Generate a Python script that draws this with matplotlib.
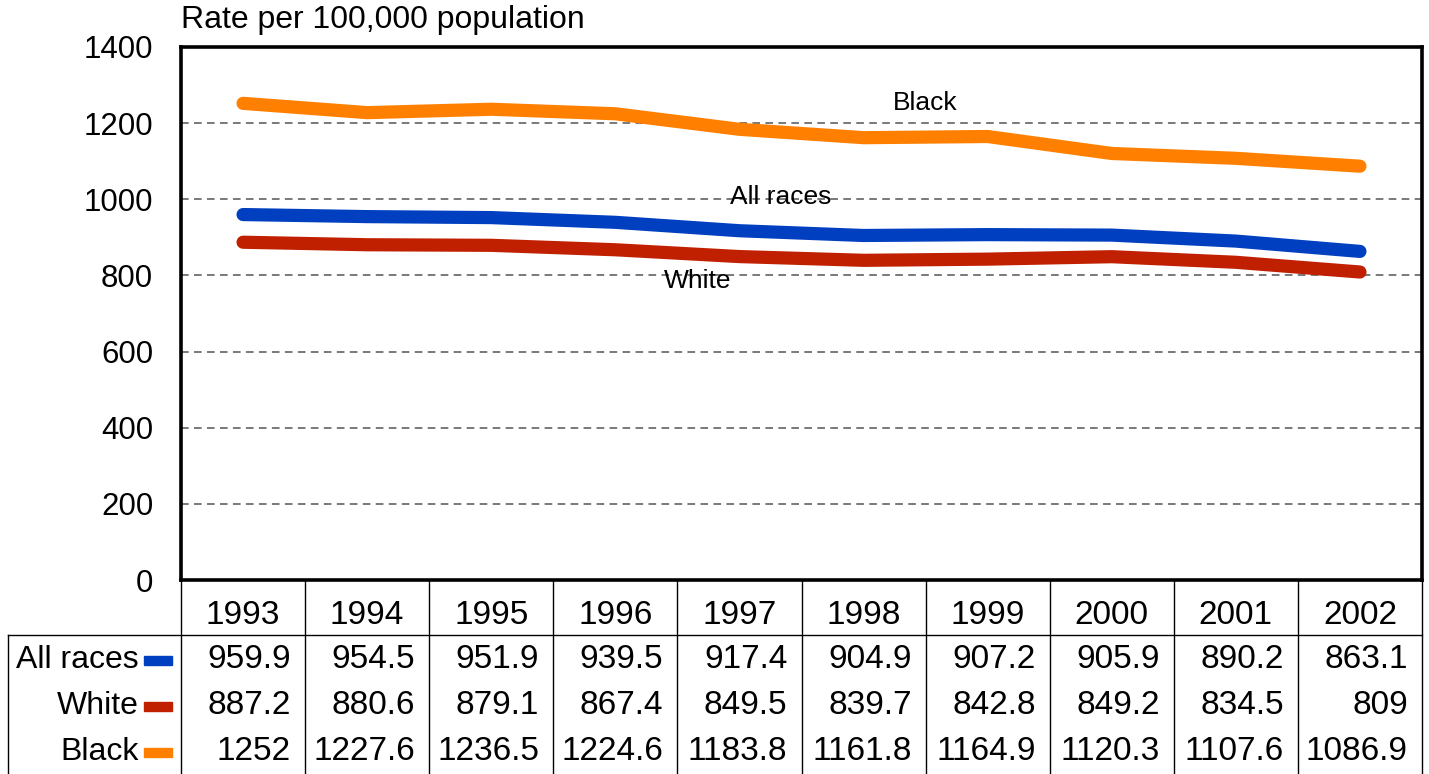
import matplotlib.pyplot as plt
import numpy as np

plt.rcParams['font.family'] = ['Liberation Sans', 'DejaVu Sans']

years = ["1993", "1994", "1995", "1996", "1997", "1998", "1999", "2000", "2001", "2002"]
all_races = [959.9, 954.5, 951.9, 939.5, 917.4, 904.9, 907.2, 905.9, 890.2, 863.1]
white = [887.2, 880.6, 879.1, 867.4, 849.5, 839.7, 842.8, 849.2, 834.5, 809]
black = [1252, 1227.6, 1236.5, 1224.6, 1183.8, 1161.8, 1164.9, 1120.3, 1107.6, 1086.9]

series = [
    ("All races", all_races, "#0040C0"),
    ("White", white, "#C02000"),
    ("Black", black, "#FF8000"),
]

W, H = 1429, 774
fig = plt.figure(figsize=(W / 100, H / 100), dpi=100)
ax = fig.add_axes([181 / W, 1 - 580 / H, (1422 - 181) / W, (580 - 47) / H])

x = np.arange(len(years))
for name, vals, col in series:
    ax.plot(x, vals, color=col, lw=9.5, solid_capstyle="round", solid_joinstyle="round", zorder=3)

ax.set_xlim(-0.5, len(years) - 0.5)
ax.set_ylim(0, 1400)
ax.set_yticks(range(0, 1401, 200))
ax.set_xticks([])
ax.tick_params(axis="y", length=0, pad=20, labelsize=22.5)
for y in range(200, 1400, 200):
    ax.axhline(y, color="#555555", lw=1.1, ls=(0, (5, 3.5)), zorder=1)
for s in ax.spines.values():
    s.set_linewidth(2.6)
    s.set_color("black")

# inline labels
ax.text(5.5, 1253, "Black", fontsize=19, ha="center", va="center", zorder=4)
ax.text(4.33, 1006, "All races", fontsize=19, ha="center", va="center", zorder=4)
ax.text(3.66, 785, "White", fontsize=19, ha="center", va="center", zorder=4)

fig.text(181 / W, 1 - 20 / H, "Rate per 100,000 population", fontsize=23, ha="left", va="center")

# data table below the axes (figure pixel coords for layout)
def fx(px):
    return px / W

def fy(py):
    return 1 - py / H

cw = (1422 - 181) / len(years)
line_kw = dict(color="black", lw=1.0, transform=fig.transFigure)
for k in range(len(years) + 1):
    xp = 181 + cw * k
    fig.add_artist(plt.Line2D([fx(xp), fx(xp)], [fy(580), fy(774)], **line_kw))
fig.add_artist(plt.Line2D([fx(8), fx(1422)], [fy(635), fy(635)], **line_kw))
fig.add_artist(plt.Line2D([fx(8), fx(8)], [fy(635), fy(774)], **line_kw))

for k, yr in enumerate(years):
    fig.text(fx(181 + cw * (k + 0.5)), fy(615), yr, fontsize=24, ha="center", va="center")

row_y = [660, 706, 752]
for (name, vals, col), ry in zip(series, row_y):
    fig.text(fx(139), fy(ry), name, fontsize=23, ha="right", va="center")
    fig.add_artist(plt.Rectangle((fx(144), fy(ry + 5)), fx(28), 9 / H, color=col, transform=fig.transFigure))
    for k, v in enumerate(vals):
        fig.text(fx(181 + cw * (k + 1) - 14), fy(ry), f"{v:g}", fontsize=24, ha="right", va="center")

fig.savefig("out.png", dpi=100)
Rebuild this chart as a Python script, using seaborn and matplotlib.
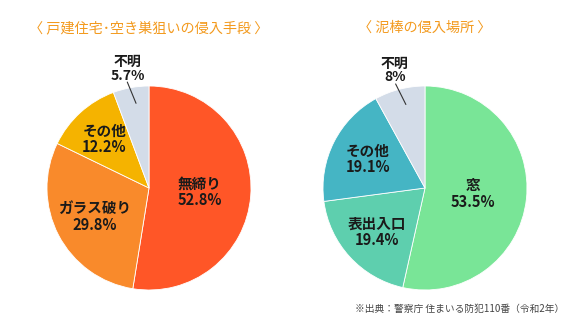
import numpy as np
import matplotlib
matplotlib.use("Agg")
import matplotlib.pyplot as plt
import seaborn as sns

sns.set_theme(style="white")
plt.rcParams['font.family'] = ['Noto Sans CJK JP', 'DejaVu Sans']

# data
left_title = "〈 戸建住宅･空き巣狙いの侵入手段 〉"
left_labels = ["無締り", "ガラス破り", "その他", "不明"]
left_values = [52.8, 29.8, 12.2, 5.7]
left_colors = ["#FF5627", "#F98A2B", "#F5B300", "#D3DCE8"]

right_title = "〈 泥棒の侵入場所 〉"
right_labels = ["窓", "表出入口", "その他", "不明"]
right_values = [53.5, 19.4, 19.1, 8]
right_colors = ["#79E597", "#5ECFAE", "#45B5C4", "#D3DCE8"]

source = "※出典：警察庁 住まいる防犯110番（令和2年）"

W, H = 587, 330
fig = plt.figure(figsize=(W / 100, H / 100), dpi=100)


def fmt(v):
    return f"{v:g}%"


def draw(cx, cy, r, labels, values, colors, inner_r, title):
    ax = fig.add_axes([(cx - r) / W, (H - cy - r) / H, 2 * r / W, 2 * r / H])
    wedges, _ = ax.pie(values, colors=colors, startangle=90, counterclock=False,
                       radius=1, wedgeprops=dict(edgecolor="white", linewidth=0.6))
    ax.set_xlim(-1, 1)
    ax.set_ylim(-1, 1)
    ax.set_aspect("equal")
    ax.axis("off")
    for i, (w, lab, val) in enumerate(zip(wedges, labels, values)):
        mid = np.deg2rad((w.theta1 + w.theta2) / 2)
        if i < len(labels) - 1:
            rr = inner_r[i]
            ax.text(rr * np.cos(mid), rr * np.sin(mid), f"{lab}\n{fmt(val)}",
                    ha="center", va="center", fontsize=10.5, fontweight="semibold",
                    color="#1a1a1a", linespacing=1.05)
        else:
            a = mid - np.deg2rad(1.5)
            ax.plot([0.84 * np.cos(a), 1.06 * np.cos(a + 0.05)],
                    [0.84 * np.sin(a), 1.06 * np.sin(a + 0.05)],
                    color="#333333", lw=0.8, clip_on=False)
            ax.text(1.19 * np.cos(mid), 1.19 * np.sin(mid), f"{lab}\n{fmt(val)}",
                    ha="center", va="center", fontsize=10, fontweight="semibold",
                    color="#1a1a1a", linespacing=1.0, clip_on=False)
    fig.text(cx / W, 1 - 28 / H, title, ha="center", va="center",
             fontsize=10.2, color="#F39A1E")


draw(149, 188, 102, left_labels, left_values, left_colors, [0.5, 0.6, 0.65], left_title)
draw(425, 188, 102, right_labels, right_values, right_colors, [0.47, 0.64, 0.63], right_title)

fig.text(460 / W, 1 - 309 / H, source, ha="center", va="center",
         fontsize=7, color="#444444")

fig.savefig("out.png", dpi=100)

───

● **EXERCISE GOAL**
Skip every picture and transcribe the data above exactly.

● **REPLY**
Generate a Python script that draws this with matplotlib.
import matplotlib.pyplot as plt
import numpy as np

plt.rcParams['font.family'] = ['Liberation Sans', 'DejaVu Sans']

years = ["1993", "1994", "1995", "1996", "1997", "1998", "1999", "2000", "2001", "2002"]
all_races = [959.9, 954.5, 951.9, 939.5, 917.4, 904.9, 907.2, 905.9, 890.2, 863.1]
white = [887.2, 880.6, 879.1, 867.4, 849.5, 839.7, 842.8, 849.2, 834.5, 809]
black = [1252, 1227.6, 1236.5, 1224.6, 1183.8, 1161.8, 1164.9, 1120.3, 1107.6, 1086.9]

series = [
    ("All races", all_races, "#0040C0"),
    ("White", white, "#C02000"),
    ("Black", black, "#FF8000"),
]

W, H = 1429, 774
fig = plt.figure(figsize=(W / 100, H / 100), dpi=100)
ax = fig.add_axes([181 / W, 1 - 580 / H, (1422 - 181) / W, (580 - 47) / H])

x = np.arange(len(years))
for name, vals, col in series:
    ax.plot(x, vals, color=col, lw=9.5, solid_capstyle="round", solid_joinstyle="round", zorder=3)

ax.set_xlim(-0.5, len(years) - 0.5)
ax.set_ylim(0, 1400)
ax.set_yticks(range(0, 1401, 200))
ax.set_xticks([])
ax.tick_params(axis="y", length=0, pad=20, labelsize=22.5)
for y in range(200, 1400, 200):
    ax.axhline(y, color="#555555", lw=1.1, ls=(0, (5, 3.5)), zorder=1)
for s in ax.spines.values():
    s.set_linewidth(2.6)
    s.set_color("black")

# inline labels
ax.text(5.5, 1253, "Black", fontsize=19, ha="center", va="center", zorder=4)
ax.text(4.33, 1006, "All races", fontsize=19, ha="center", va="center", zorder=4)
ax.text(3.66, 785, "White", fontsize=19, ha="center", va="center", zorder=4)

fig.text(181 / W, 1 - 20 / H, "Rate per 100,000 population", fontsize=23, ha="left", va="center")

# data table below the axes (figure pixel coords for layout)
def fx(px):
    return px / W

def fy(py):
    return 1 - py / H

cw = (1422 - 181) / len(years)
line_kw = dict(color="black", lw=1.0, transform=fig.transFigure)
for k in range(len(years) + 1):
    xp = 181 + cw * k
    fig.add_artist(plt.Line2D([fx(xp), fx(xp)], [fy(580), fy(774)], **line_kw))
fig.add_artist(plt.Line2D([fx(8), fx(1422)], [fy(635), fy(635)], **line_kw))
fig.add_artist(plt.Line2D([fx(8), fx(8)], [fy(635), fy(774)], **line_kw))

for k, yr in enumerate(years):
    fig.text(fx(181 + cw * (k + 0.5)), fy(615), yr, fontsize=24, ha="center", va="center")

row_y = [660, 706, 752]
for (name, vals, col), ry in zip(series, row_y):
    fig.text(fx(139), fy(ry), name, fontsize=23, ha="right", va="center")
    fig.add_artist(plt.Rectangle((fx(144), fy(ry + 5)), fx(28), 9 / H, color=col, transform=fig.transFigure))
    for k, v in enumerate(vals):
        fig.text(fx(181 + cw * (k + 1) - 14), fy(ry), f"{v:g}", fontsize=24, ha="right", va="center")

fig.savefig("out.png", dpi=100)
Rebuild this chart as a Python script, using seaborn and matplotlib.
import numpy as np
import matplotlib
matplotlib.use("Agg")
import matplotlib.pyplot as plt
import seaborn as sns

sns.set_theme(style="white")
plt.rcParams['font.family'] = ['Noto Sans CJK JP', 'DejaVu Sans']

# data
left_title = "〈 戸建住宅･空き巣狙いの侵入手段 〉"
left_labels = ["無締り", "ガラス破り", "その他", "不明"]
left_values = [52.8, 29.8, 12.2, 5.7]
left_colors = ["#FF5627", "#F98A2B", "#F5B300", "#D3DCE8"]

right_title = "〈 泥棒の侵入場所 〉"
right_labels = ["窓", "表出入口", "その他", "不明"]
right_values = [53.5, 19.4, 19.1, 8]
right_colors = ["#79E597", "#5ECFAE", "#45B5C4", "#D3DCE8"]

source = "※出典：警察庁 住まいる防犯110番（令和2年）"

W, H = 587, 330
fig = plt.figure(figsize=(W / 100, H / 100), dpi=100)


def fmt(v):
    return f"{v:g}%"


def draw(cx, cy, r, labels, values, colors, inner_r, title):
    ax = fig.add_axes([(cx - r) / W, (H - cy - r) / H, 2 * r / W, 2 * r / H])
    wedges, _ = ax.pie(values, colors=colors, startangle=90, counterclock=False,
                       radius=1, wedgeprops=dict(edgecolor="white", linewidth=0.6))
    ax.set_xlim(-1, 1)
    ax.set_ylim(-1, 1)
    ax.set_aspect("equal")
    ax.axis("off")
    for i, (w, lab, val) in enumerate(zip(wedges, labels, values)):
        mid = np.deg2rad((w.theta1 + w.theta2) / 2)
        if i < len(labels) - 1:
            rr = inner_r[i]
            ax.text(rr * np.cos(mid), rr * np.sin(mid), f"{lab}\n{fmt(val)}",
                    ha="center", va="center", fontsize=10.5, fontweight="semibold",
                    color="#1a1a1a", linespacing=1.05)
        else:
            a = mid - np.deg2rad(1.5)
            ax.plot([0.84 * np.cos(a), 1.06 * np.cos(a + 0.05)],
                    [0.84 * np.sin(a), 1.06 * np.sin(a + 0.05)],
                    color="#333333", lw=0.8, clip_on=False)
            ax.text(1.19 * np.cos(mid), 1.19 * np.sin(mid), f"{lab}\n{fmt(val)}",
                    ha="center", va="center", fontsize=10, fontweight="semibold",
                    color="#1a1a1a", linespacing=1.0, clip_on=False)
    fig.text(cx / W, 1 - 28 / H, title, ha="center", va="center",
             fontsize=10.2, color="#F39A1E")


draw(149, 188, 102, left_labels, left_values, left_colors, [0.5, 0.6, 0.65], left_title)
draw(425, 188, 102, right_labels, right_values, right_colors, [0.47, 0.64, 0.63], right_title)

fig.text(460 / W, 1 - 309 / H, source, ha="center", va="center",
         fontsize=7, color="#444444")

fig.savefig("out.png", dpi=100)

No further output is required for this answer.